* PROVIDED RECORDS
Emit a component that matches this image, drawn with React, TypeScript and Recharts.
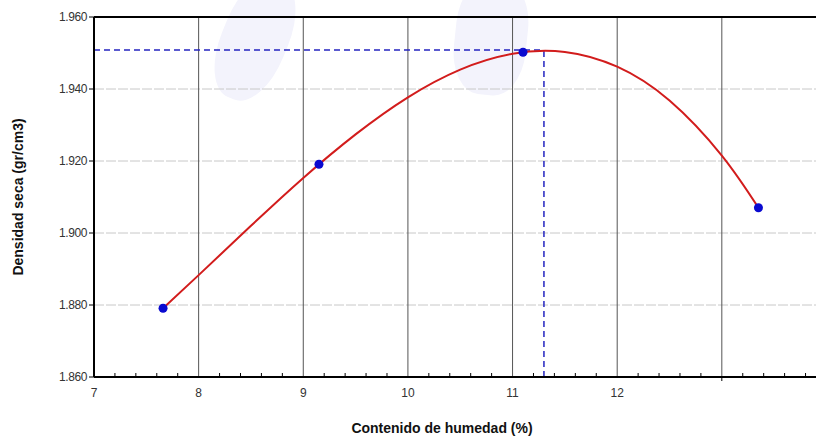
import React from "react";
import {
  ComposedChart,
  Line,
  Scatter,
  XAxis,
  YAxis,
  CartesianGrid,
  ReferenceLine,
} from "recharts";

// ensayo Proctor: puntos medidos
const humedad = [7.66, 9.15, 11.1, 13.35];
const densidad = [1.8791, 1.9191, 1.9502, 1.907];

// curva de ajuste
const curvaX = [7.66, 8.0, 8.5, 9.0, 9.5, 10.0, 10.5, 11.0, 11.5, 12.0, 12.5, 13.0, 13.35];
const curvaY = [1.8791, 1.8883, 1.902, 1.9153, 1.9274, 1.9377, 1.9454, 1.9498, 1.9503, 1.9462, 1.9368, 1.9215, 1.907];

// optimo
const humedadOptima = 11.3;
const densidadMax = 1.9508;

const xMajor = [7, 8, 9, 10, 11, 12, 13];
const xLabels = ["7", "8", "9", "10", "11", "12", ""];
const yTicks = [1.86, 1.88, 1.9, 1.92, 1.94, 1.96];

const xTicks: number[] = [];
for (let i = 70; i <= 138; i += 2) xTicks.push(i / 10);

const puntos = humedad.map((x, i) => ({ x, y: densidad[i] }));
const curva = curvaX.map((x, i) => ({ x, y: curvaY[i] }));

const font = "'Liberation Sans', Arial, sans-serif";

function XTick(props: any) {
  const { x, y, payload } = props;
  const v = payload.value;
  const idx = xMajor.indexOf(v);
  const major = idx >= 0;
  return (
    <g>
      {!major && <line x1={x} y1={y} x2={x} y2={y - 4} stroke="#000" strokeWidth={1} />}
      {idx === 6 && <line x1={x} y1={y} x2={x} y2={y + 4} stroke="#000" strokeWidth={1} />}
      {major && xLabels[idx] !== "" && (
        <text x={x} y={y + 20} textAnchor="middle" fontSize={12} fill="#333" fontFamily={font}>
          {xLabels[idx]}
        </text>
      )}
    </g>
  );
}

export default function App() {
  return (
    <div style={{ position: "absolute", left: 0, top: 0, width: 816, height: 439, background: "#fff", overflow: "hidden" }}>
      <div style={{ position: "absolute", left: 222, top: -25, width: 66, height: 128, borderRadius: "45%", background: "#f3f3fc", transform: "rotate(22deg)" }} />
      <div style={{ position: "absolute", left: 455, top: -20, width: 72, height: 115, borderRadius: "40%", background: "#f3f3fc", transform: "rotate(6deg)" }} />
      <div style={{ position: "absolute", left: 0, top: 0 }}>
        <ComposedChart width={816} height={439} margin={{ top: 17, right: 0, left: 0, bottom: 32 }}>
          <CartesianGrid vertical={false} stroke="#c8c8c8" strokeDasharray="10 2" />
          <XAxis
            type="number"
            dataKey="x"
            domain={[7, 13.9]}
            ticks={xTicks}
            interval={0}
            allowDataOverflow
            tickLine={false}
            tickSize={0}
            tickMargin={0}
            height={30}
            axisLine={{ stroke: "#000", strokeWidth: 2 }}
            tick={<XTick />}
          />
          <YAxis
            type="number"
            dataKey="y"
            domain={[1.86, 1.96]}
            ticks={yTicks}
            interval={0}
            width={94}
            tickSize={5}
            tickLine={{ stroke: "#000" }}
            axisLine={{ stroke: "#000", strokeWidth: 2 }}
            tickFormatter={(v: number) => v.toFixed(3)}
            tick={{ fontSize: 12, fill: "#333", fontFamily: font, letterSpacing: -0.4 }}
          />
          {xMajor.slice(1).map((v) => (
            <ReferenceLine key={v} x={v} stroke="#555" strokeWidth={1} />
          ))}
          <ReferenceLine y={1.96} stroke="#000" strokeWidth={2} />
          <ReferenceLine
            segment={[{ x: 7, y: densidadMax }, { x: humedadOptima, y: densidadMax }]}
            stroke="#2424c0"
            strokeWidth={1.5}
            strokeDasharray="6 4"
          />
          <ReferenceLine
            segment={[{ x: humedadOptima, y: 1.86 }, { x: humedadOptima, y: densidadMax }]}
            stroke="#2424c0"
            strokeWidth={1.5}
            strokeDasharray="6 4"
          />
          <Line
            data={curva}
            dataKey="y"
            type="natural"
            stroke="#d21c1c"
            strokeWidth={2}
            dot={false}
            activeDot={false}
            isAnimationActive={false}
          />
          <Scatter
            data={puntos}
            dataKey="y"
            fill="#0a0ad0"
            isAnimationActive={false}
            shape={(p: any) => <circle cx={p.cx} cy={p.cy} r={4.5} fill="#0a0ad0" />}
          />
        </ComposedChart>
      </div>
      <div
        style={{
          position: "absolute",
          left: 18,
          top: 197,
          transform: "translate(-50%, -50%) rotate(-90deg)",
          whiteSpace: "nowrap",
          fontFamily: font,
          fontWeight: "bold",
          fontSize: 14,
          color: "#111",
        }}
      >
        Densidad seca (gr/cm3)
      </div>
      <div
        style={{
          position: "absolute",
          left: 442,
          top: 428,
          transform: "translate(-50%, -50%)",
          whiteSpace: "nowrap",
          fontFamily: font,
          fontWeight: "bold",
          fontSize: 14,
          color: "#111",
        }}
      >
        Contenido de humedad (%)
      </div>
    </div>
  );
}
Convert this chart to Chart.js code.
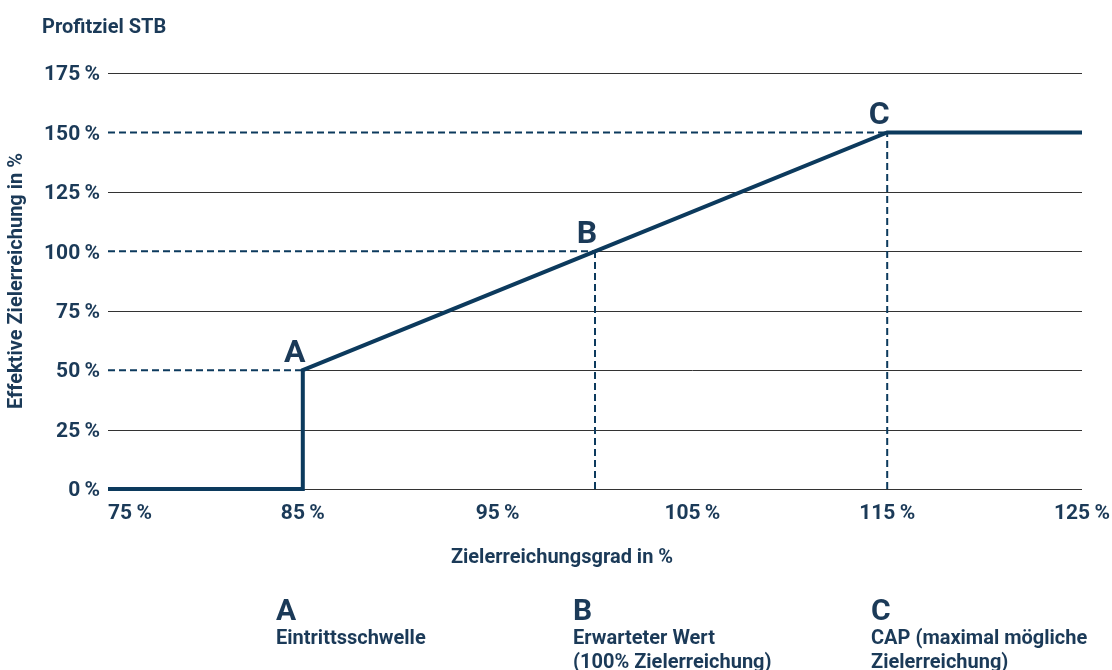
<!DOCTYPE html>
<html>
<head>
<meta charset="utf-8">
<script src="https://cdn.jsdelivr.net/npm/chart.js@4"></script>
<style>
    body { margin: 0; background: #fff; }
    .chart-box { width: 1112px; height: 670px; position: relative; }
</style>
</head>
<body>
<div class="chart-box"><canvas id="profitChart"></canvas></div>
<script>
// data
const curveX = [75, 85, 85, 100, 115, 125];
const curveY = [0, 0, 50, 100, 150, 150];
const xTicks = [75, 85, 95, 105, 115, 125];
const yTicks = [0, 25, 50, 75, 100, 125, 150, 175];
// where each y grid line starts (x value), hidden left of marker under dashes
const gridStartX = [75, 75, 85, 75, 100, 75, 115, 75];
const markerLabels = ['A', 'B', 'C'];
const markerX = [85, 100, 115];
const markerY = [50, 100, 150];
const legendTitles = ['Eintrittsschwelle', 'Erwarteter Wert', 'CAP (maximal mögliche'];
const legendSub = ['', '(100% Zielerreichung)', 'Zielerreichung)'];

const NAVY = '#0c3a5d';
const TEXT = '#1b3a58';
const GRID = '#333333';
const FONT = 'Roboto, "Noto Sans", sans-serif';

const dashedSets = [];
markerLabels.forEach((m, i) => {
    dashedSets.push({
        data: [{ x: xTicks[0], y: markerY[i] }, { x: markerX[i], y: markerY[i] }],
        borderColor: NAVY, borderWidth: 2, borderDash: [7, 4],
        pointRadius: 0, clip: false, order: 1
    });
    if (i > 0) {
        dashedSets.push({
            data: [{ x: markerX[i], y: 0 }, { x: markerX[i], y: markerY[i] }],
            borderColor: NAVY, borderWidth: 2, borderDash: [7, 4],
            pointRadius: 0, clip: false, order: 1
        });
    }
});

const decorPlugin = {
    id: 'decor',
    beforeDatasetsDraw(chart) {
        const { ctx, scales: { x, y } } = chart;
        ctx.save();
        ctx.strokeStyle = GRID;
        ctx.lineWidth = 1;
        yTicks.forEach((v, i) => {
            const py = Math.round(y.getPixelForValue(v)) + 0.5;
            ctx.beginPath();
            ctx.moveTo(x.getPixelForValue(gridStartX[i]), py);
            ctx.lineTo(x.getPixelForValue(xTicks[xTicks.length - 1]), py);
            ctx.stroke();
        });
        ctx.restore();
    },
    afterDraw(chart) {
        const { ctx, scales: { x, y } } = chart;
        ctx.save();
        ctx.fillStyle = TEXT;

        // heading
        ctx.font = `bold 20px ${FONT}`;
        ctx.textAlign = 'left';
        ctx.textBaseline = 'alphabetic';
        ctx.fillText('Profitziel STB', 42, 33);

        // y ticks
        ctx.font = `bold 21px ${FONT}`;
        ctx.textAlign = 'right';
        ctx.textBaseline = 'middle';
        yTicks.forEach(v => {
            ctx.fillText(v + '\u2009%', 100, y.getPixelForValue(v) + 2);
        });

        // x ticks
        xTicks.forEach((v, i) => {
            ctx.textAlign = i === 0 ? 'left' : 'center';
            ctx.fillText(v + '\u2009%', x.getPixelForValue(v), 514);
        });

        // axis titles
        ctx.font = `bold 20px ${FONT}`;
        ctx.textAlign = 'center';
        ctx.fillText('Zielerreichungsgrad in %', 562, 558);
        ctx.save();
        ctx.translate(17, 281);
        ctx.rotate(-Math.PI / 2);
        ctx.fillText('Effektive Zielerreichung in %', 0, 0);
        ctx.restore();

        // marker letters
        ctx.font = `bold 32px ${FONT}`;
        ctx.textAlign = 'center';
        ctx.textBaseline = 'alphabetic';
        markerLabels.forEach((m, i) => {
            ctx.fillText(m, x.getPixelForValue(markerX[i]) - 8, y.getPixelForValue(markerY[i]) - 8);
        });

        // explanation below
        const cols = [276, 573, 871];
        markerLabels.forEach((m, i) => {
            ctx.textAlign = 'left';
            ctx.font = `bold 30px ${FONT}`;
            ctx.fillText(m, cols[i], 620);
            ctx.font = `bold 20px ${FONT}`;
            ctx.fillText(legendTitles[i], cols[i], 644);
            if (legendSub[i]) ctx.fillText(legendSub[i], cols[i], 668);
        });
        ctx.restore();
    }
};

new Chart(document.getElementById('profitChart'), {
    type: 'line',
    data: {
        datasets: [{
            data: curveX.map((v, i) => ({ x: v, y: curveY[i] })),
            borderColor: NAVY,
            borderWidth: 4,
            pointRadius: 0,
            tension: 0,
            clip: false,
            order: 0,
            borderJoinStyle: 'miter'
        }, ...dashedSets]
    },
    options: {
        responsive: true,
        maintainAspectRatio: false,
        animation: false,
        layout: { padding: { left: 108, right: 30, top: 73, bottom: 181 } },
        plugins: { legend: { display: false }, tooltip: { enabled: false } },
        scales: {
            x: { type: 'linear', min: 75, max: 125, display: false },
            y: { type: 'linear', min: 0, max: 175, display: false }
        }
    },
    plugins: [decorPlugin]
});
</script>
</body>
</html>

* AIM OF THE EXERCISE
Set down the records above word for word, from the first line through the line containing "const curva = curvaX.map((x, i)", both included; leave out the pictures.

* RESULT OF THIS EXERCISE
Emit a component that matches this image, drawn with React, TypeScript and Recharts.
import React from "react";
import {
  ComposedChart,
  Line,
  Scatter,
  XAxis,
  YAxis,
  CartesianGrid,
  ReferenceLine,
} from "recharts";

// ensayo Proctor: puntos medidos
const humedad = [7.66, 9.15, 11.1, 13.35];
const densidad = [1.8791, 1.9191, 1.9502, 1.907];

// curva de ajuste
const curvaX = [7.66, 8.0, 8.5, 9.0, 9.5, 10.0, 10.5, 11.0, 11.5, 12.0, 12.5, 13.0, 13.35];
const curvaY = [1.8791, 1.8883, 1.902, 1.9153, 1.9274, 1.9377, 1.9454, 1.9498, 1.9503, 1.9462, 1.9368, 1.9215, 1.907];

// optimo
const humedadOptima = 11.3;
const densidadMax = 1.9508;

const xMajor = [7, 8, 9, 10, 11, 12, 13];
const xLabels = ["7", "8", "9", "10", "11", "12", ""];
const yTicks = [1.86, 1.88, 1.9, 1.92, 1.94, 1.96];

const xTicks: number[] = [];
for (let i = 70; i <= 138; i += 2) xTicks.push(i / 10);

const puntos = humedad.map((x, i) => ({ x, y: densidad[i] }));
const curva = curvaX.map((x, i) => ({ x, y: curvaY[i] }));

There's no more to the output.